═════ Provided data ═════
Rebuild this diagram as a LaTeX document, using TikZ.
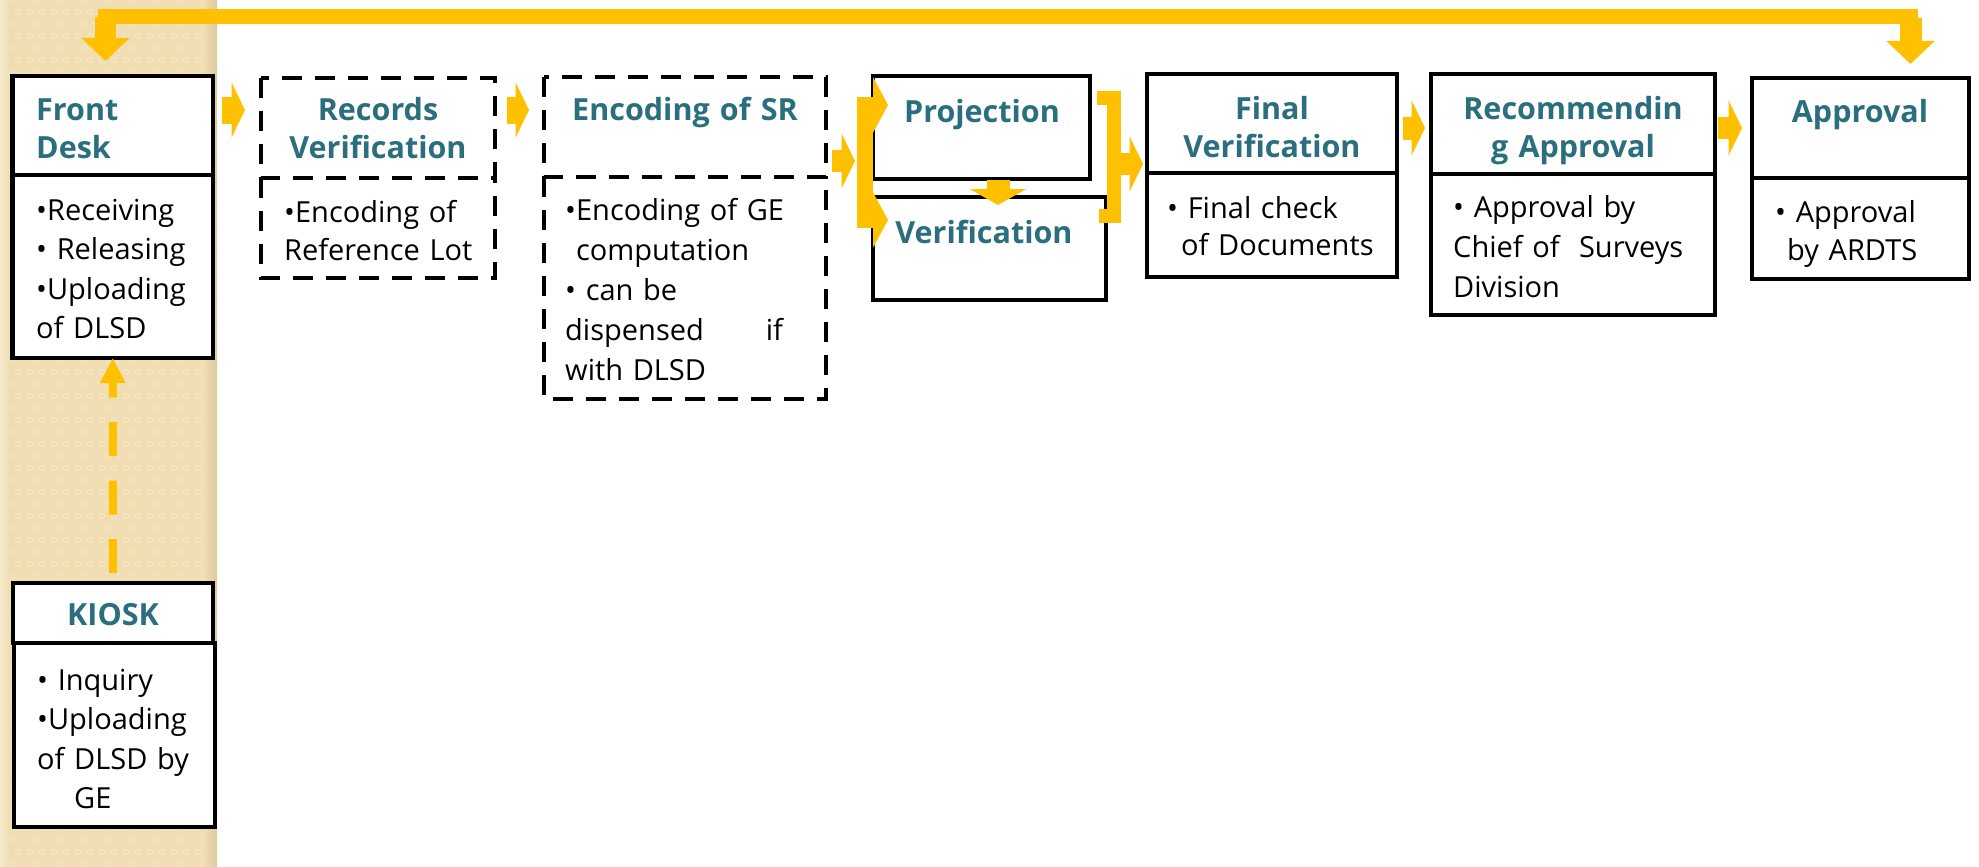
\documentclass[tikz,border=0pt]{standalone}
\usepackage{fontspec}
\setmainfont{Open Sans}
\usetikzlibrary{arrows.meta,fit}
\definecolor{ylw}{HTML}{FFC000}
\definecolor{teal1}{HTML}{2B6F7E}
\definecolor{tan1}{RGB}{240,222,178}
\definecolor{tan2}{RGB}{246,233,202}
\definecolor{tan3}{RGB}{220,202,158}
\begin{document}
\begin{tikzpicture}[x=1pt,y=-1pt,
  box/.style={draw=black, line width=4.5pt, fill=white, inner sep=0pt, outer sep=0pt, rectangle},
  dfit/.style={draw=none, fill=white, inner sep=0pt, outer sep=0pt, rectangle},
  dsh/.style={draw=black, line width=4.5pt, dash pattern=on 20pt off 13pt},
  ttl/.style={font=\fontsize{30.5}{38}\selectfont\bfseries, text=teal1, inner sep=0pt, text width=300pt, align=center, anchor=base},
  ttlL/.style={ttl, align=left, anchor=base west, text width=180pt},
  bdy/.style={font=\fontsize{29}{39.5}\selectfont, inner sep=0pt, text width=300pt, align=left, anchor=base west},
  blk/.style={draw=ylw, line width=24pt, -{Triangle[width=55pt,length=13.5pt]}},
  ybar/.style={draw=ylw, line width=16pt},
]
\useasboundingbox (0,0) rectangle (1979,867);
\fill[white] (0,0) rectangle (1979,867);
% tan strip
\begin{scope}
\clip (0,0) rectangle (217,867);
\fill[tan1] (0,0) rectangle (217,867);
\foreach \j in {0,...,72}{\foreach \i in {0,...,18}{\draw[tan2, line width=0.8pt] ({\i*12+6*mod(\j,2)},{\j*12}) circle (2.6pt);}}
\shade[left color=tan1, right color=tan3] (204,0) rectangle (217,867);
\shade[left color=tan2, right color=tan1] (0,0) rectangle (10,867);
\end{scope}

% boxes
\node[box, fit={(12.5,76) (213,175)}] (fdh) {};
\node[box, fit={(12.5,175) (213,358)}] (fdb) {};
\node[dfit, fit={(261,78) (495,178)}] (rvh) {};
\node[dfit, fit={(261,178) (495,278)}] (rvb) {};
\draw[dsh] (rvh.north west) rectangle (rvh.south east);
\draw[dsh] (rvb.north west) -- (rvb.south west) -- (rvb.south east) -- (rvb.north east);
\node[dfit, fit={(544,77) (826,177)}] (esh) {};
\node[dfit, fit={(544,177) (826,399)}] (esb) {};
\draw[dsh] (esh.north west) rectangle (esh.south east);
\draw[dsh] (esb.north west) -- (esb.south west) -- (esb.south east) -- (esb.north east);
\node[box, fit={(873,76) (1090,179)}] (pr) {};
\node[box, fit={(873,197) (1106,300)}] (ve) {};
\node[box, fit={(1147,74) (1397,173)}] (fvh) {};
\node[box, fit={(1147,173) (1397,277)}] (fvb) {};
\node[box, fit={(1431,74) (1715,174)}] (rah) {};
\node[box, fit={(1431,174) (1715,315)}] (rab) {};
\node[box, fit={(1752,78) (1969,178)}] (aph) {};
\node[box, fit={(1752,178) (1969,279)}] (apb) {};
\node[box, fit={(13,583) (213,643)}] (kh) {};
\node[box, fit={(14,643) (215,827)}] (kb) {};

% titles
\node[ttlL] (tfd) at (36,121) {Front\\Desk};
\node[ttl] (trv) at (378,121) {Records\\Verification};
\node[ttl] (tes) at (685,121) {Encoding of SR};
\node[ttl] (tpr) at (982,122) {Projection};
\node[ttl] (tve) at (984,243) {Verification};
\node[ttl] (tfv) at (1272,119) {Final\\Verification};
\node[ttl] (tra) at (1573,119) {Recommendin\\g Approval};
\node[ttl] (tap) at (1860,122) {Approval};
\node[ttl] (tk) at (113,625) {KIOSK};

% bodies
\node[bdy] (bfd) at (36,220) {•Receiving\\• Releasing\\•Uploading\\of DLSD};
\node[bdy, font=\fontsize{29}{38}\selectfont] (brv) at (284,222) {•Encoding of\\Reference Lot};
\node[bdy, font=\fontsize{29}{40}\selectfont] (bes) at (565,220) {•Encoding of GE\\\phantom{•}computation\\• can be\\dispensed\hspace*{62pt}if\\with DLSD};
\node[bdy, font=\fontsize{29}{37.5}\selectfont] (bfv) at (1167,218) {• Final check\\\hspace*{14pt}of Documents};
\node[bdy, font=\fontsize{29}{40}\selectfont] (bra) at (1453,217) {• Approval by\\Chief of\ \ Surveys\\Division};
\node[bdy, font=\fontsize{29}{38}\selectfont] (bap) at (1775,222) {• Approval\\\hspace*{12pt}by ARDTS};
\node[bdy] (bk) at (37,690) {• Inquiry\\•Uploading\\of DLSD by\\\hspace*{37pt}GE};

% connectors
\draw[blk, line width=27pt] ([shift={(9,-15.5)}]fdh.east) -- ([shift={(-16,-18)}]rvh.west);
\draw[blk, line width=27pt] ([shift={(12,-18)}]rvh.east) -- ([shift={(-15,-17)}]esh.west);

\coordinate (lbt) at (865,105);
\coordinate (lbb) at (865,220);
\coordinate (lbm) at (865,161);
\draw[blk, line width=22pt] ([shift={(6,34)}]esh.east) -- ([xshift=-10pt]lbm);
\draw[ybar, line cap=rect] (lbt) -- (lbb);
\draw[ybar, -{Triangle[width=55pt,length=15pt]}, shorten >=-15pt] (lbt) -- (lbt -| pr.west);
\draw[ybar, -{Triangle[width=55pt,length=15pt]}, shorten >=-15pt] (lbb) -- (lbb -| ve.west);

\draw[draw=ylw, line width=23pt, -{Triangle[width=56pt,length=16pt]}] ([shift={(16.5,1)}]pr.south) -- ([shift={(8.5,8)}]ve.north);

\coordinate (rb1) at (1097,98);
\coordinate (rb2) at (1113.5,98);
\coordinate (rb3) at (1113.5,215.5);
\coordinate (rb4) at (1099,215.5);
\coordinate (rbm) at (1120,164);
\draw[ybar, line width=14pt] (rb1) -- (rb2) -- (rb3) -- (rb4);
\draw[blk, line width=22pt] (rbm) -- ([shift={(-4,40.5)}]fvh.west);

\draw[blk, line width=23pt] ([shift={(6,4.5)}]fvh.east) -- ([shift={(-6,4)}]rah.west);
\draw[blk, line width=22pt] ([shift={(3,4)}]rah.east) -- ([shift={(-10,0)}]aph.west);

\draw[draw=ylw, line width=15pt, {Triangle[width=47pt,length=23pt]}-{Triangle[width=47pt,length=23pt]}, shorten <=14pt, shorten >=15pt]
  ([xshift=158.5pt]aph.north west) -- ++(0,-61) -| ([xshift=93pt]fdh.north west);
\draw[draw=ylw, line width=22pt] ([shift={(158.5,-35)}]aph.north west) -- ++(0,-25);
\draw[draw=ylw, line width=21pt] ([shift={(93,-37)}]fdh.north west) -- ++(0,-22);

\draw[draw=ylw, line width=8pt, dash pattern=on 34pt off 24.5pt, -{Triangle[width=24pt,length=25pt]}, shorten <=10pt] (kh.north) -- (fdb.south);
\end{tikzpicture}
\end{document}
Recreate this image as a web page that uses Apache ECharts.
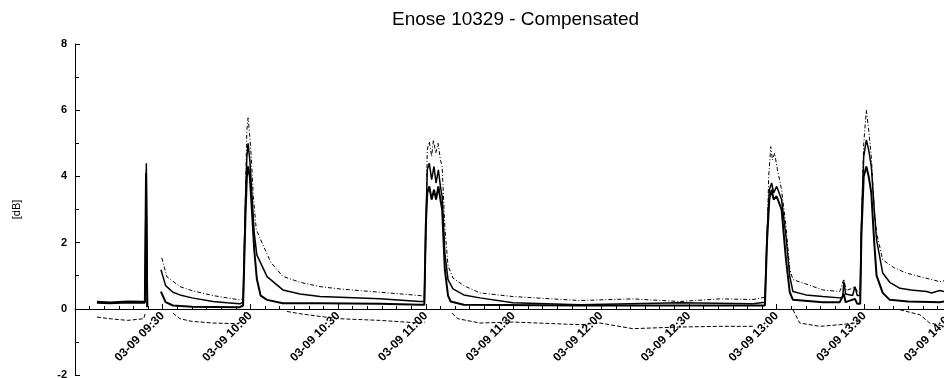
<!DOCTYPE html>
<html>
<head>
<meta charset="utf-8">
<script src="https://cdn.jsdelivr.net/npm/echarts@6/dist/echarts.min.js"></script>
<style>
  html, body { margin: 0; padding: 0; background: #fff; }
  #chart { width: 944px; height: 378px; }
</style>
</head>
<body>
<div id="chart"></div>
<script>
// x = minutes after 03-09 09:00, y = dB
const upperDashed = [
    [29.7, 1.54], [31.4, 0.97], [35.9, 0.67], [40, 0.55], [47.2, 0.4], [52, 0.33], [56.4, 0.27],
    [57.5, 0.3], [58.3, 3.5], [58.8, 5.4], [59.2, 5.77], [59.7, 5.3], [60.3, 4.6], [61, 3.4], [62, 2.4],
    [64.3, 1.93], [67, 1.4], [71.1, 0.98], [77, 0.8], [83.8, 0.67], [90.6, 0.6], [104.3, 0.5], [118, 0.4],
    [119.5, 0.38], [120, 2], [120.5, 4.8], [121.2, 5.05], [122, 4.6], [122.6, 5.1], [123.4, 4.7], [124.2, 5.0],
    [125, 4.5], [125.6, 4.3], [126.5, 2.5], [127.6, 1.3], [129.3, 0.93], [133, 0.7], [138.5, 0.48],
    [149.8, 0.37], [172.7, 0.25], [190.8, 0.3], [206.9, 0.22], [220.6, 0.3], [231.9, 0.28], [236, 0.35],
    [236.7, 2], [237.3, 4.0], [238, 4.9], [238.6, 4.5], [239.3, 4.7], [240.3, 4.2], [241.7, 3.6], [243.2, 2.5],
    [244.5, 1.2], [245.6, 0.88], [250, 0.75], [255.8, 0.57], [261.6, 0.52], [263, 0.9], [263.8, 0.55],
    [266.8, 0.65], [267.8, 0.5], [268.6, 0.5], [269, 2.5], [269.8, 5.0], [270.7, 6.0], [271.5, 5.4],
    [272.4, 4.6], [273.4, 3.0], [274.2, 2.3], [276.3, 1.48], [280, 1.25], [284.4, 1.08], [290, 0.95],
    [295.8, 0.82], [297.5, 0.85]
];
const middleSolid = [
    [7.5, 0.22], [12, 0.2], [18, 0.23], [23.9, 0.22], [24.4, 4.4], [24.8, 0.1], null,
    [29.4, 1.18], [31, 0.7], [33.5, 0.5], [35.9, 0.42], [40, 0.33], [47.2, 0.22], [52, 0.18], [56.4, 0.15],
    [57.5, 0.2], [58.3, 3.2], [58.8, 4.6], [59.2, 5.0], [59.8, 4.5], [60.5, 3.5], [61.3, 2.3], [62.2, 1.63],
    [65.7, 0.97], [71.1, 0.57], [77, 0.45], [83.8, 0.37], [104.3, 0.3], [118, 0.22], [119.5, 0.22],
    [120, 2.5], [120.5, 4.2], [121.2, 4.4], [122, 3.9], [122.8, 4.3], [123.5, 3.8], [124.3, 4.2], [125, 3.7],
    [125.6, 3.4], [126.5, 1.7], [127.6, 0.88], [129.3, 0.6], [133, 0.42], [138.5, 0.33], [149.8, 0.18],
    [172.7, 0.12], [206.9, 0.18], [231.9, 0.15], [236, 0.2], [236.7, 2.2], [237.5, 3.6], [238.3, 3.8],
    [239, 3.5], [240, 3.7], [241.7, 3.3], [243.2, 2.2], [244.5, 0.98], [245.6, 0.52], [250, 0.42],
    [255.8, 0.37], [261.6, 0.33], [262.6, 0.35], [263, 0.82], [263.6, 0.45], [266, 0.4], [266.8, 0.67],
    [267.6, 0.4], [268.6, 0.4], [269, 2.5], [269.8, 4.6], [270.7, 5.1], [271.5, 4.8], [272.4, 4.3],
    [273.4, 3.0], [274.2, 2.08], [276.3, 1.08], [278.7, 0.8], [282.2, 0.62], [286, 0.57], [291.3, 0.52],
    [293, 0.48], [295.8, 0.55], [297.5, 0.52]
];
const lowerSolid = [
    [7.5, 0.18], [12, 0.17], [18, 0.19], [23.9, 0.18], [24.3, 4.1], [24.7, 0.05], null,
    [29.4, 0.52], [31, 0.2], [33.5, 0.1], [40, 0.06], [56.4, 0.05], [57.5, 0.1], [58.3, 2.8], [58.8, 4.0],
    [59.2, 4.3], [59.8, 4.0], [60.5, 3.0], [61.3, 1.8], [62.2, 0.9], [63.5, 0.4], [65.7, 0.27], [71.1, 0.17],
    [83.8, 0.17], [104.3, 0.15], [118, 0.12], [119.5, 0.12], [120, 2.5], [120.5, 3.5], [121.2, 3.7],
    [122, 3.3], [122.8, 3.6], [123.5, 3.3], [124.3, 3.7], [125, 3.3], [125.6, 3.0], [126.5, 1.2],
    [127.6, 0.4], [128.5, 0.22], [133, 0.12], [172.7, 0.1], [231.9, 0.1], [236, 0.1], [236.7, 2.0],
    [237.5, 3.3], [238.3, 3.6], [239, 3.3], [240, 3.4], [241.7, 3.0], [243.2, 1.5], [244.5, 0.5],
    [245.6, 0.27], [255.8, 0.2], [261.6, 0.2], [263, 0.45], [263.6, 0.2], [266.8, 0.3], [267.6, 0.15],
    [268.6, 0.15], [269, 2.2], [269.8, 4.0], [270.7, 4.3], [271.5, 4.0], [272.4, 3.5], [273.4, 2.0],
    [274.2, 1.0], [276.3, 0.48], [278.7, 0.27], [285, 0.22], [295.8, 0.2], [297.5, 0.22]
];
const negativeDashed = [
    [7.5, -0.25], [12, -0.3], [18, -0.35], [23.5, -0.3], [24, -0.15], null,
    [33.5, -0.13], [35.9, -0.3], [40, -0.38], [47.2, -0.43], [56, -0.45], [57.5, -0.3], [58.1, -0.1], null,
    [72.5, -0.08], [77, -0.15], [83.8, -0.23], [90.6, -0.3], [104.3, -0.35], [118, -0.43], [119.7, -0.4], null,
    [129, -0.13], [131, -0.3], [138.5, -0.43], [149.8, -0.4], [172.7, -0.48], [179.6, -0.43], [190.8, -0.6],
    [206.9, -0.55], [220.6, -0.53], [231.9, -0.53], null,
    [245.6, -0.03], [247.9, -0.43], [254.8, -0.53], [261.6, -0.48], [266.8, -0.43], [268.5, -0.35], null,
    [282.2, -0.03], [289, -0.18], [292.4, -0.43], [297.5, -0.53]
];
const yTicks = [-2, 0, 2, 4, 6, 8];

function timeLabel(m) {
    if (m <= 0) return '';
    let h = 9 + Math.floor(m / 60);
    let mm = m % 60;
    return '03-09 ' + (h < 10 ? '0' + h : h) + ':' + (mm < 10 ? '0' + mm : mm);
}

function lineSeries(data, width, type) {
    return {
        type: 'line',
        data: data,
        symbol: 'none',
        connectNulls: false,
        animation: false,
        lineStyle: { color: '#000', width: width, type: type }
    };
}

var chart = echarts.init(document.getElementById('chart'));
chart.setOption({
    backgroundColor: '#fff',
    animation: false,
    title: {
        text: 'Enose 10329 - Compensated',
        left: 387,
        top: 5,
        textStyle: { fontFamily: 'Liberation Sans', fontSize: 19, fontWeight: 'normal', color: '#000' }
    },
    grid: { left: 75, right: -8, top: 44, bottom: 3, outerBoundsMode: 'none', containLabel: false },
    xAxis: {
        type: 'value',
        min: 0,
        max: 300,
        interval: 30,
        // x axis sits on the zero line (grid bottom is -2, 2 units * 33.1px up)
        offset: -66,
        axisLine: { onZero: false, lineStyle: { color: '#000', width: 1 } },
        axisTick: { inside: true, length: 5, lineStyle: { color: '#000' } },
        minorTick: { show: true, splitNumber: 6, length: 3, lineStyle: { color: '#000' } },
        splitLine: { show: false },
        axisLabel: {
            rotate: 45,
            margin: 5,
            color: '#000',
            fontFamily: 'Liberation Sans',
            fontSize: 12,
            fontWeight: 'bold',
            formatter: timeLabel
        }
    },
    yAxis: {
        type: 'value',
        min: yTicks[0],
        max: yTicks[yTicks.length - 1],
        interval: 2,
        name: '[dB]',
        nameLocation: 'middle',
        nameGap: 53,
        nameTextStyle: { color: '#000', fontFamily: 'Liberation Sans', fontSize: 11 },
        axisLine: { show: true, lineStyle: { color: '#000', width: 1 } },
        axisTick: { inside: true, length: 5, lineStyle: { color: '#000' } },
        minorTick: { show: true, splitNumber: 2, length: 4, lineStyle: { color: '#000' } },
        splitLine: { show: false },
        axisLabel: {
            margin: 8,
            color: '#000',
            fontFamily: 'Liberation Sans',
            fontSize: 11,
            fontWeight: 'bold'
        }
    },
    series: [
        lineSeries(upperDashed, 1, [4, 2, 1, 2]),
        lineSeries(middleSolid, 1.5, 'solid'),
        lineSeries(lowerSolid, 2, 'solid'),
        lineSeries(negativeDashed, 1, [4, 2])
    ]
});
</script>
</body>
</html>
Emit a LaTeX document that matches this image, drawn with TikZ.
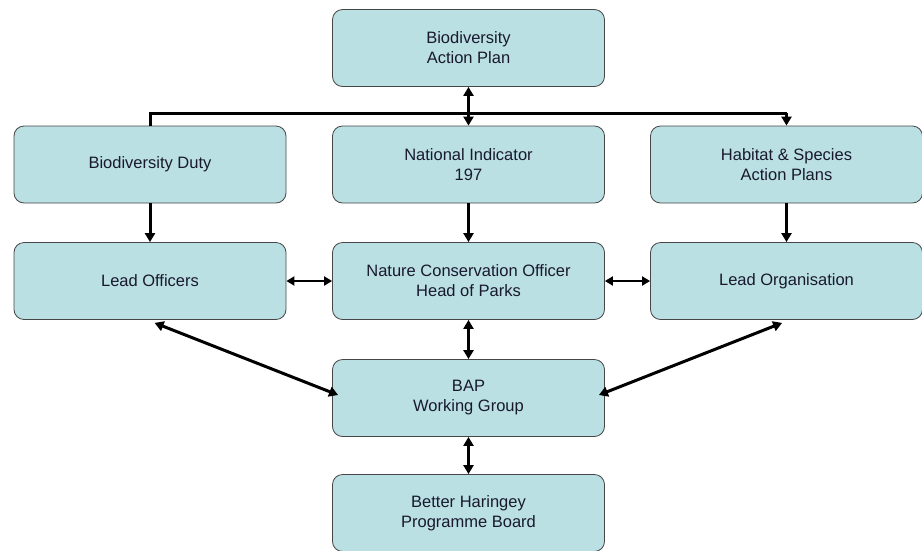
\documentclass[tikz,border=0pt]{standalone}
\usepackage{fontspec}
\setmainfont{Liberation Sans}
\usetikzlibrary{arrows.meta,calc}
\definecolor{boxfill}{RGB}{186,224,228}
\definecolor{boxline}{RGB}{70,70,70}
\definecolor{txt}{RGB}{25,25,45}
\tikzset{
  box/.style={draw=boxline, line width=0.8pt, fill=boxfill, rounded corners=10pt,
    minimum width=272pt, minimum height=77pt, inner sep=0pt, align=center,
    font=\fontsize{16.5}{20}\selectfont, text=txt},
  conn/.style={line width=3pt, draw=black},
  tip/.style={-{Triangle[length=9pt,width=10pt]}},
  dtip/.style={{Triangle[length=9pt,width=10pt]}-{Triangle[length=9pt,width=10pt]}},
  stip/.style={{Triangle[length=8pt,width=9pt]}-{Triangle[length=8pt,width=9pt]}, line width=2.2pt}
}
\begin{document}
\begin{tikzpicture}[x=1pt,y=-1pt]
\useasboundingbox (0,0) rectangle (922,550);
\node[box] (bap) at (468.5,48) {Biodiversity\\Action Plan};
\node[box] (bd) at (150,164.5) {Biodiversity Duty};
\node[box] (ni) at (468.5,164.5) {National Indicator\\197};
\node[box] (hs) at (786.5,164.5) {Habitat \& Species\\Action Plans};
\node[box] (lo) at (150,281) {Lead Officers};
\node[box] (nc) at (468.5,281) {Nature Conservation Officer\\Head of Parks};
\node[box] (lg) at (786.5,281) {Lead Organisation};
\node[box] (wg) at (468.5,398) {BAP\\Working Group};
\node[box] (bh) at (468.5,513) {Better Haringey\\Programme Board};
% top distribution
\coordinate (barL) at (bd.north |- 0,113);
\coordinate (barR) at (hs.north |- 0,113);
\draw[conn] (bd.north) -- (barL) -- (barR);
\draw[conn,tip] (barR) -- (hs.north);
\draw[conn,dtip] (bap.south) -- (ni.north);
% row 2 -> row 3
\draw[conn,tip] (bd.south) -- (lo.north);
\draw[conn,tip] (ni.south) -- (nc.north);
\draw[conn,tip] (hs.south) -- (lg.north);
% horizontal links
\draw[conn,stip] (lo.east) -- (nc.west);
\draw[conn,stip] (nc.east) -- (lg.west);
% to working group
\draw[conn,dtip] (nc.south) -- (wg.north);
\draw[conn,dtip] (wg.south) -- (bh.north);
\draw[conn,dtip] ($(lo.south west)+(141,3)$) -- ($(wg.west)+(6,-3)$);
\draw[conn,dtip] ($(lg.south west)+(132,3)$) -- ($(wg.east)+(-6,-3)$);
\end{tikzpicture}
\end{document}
═════
> What you need to do
Copy all lines of the material above where the string "with" occurs.

> Reply to the exercise
\node[bdy, font=\fontsize{29}{40}\selectfont] (bes) at (565,220) {•Encoding of GE\\\phantom{•}computation\\• can be\\dispensed\hspace*{62pt}if\\with DLSD};
Emit a LaTeX document that matches this image, drawn with TikZ.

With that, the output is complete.